Housing inequality in young adulthood

Open Access
Authors
Supervisors
Cosupervisors
Award date 05-06-2025
Number of pages 229
Organisations
  • Faculty of Social and Behavioural Sciences (FMG) - Amsterdam Institute for Social Science Research (AISSR)
Abstract
This thesis seeks to better capture the complexities, variations, and implications of housing inequality in young adulthood over the first two decades of the 21st century, between socio-economic groups, across contexts, and beyond a simplistic tenure-centric lens. First, a multidimensional perspective consolidates the drivers, features and outcomes of housing inequality.
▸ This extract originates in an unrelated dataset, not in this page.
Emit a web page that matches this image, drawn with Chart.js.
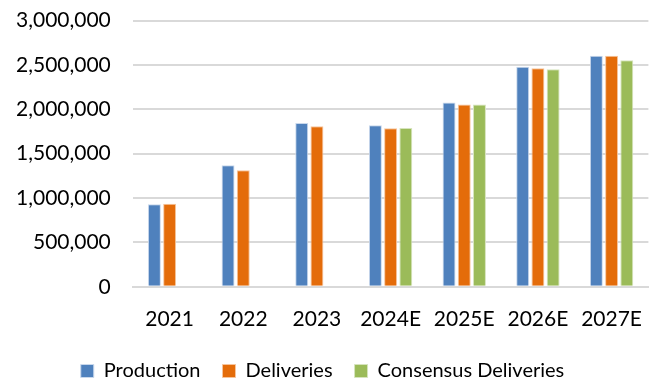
<!DOCTYPE html>
<html>
<head>
<meta charset="utf-8">
<script src="https://cdn.jsdelivr.net/npm/chart.js@4/dist/chart.umd.min.js"></script>
<style>
  html, body { margin: 0; padding: 0; background: #ffffff; }
  #wrap { width: 662px; height: 379px; }
</style>
</head>
<body>
<div id="wrap"><canvas id="volumeChart"></canvas></div>
<script>
// Yearly vehicle volumes (E = estimate)
var years = ['2021', '2022', '2023', '2024E', '2025E', '2026E', '2027E'];
var production = [930000, 1370000, 1845000, 1822000, 2077000, 2480000, 2605000];
var deliveries = [936000, 1313000, 1809000, 1787000, 2055000, 2463000, 2605000];
var consensusDeliveries = [null, null, null, 1790000, 2055000, 2452000, 2553000];

var font = "Lato, 'Open Sans', sans-serif";

// nudge the legend a little to the left of centre
var legendShift = {
  id: 'legendShift',
  afterLayout: function (chart) {
    if (chart.legend) {
      chart.legend.left -= 15;
      chart.legend.right -= 15;
    }
  }
};

var ctx = document.getElementById('volumeChart').getContext('2d');
var chart = new Chart(ctx, {
  type: 'bar',
  data: {
    labels: years,
    datasets: [{
      label: 'Production',
      data: production,
      backgroundColor: '#4f81bd',
      borderColor: '#c9d8ec',
      borderWidth: 1
    }, {
      label: 'Deliveries',
      data: deliveries,
      backgroundColor: '#e46c0a',
      borderColor: '#f6c49c',
      borderWidth: 1
    }, {
      label: 'Consensus Deliveries',
      data: consensusDeliveries,
      backgroundColor: '#9bbb59',
      borderColor: '#d6e4bd',
      borderWidth: 1
    }]
  },
  plugins: [legendShift],
  options: {
    responsive: true,
    maintainAspectRatio: false,
    animation: false,
    layout: {
      padding: { top: 0, right: -5, left: 8, bottom: -12 }
    },
    datasets: {
      bar: {
        categoryPercentage: 0.62,
        barPercentage: 0.85
      }
    },
    plugins: {
      legend: {
        display: true,
        position: 'bottom',
        labels: {
          color: '#000000',
          boxWidth: 13,
          boxHeight: 13,
          padding: 22,
          font: { family: font, size: 20 }
        }
      },
      tooltip: { enabled: false }
    },
    scales: {
      x: {
        grid: { display: false, drawTicks: false },
        border: { color: '#d9d9d9', width: 2 },
        ticks: {
          color: '#000000',
          padding: 20,
          font: { family: font, size: 21 }
        },
        // pull the legend up closer to the year labels
        afterFit: function (scale) {
          scale.height -= 13;
        }
      },
      y: {
        min: 0,
        max: 3000000,
        // invisible tick marks keep the labels away from the plot
        grid: { color: '#d9d9d9', lineWidth: 2, drawTicks: true, tickLength: 14, tickColor: 'rgba(255,255,255,0)' },
        border: { display: false },
        ticks: {
          stepSize: 500000,
          color: '#000000',
          padding: 8,
          font: { family: font, size: 21 },
          callback: function (value) {
            return value.toLocaleString('en-US');
          }
        }
      }
    }
  }
});
</script>
</body>
</html>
Joining macro level changes with micro level outcomes, it links systemic changes in welfare and housing systems to changing living arrangements and their social, spatial and economic impacts. Second, a relational perspective examines the socio-economic stratifications of these trends, contributing to an empirically grounded, class-based understanding of housing inequalities. Third, a cross-country perspective, drawing on the Netherlands and Australia, broadens insights shaped predominantly by Anglophone and economically liberal contexts. It illuminates how housing inequalities manifest in more regulated housing markets, and explores how housing and welfare dynamics, alongside socio-cultural, political, and economic factors, shape and stratify these inequalities.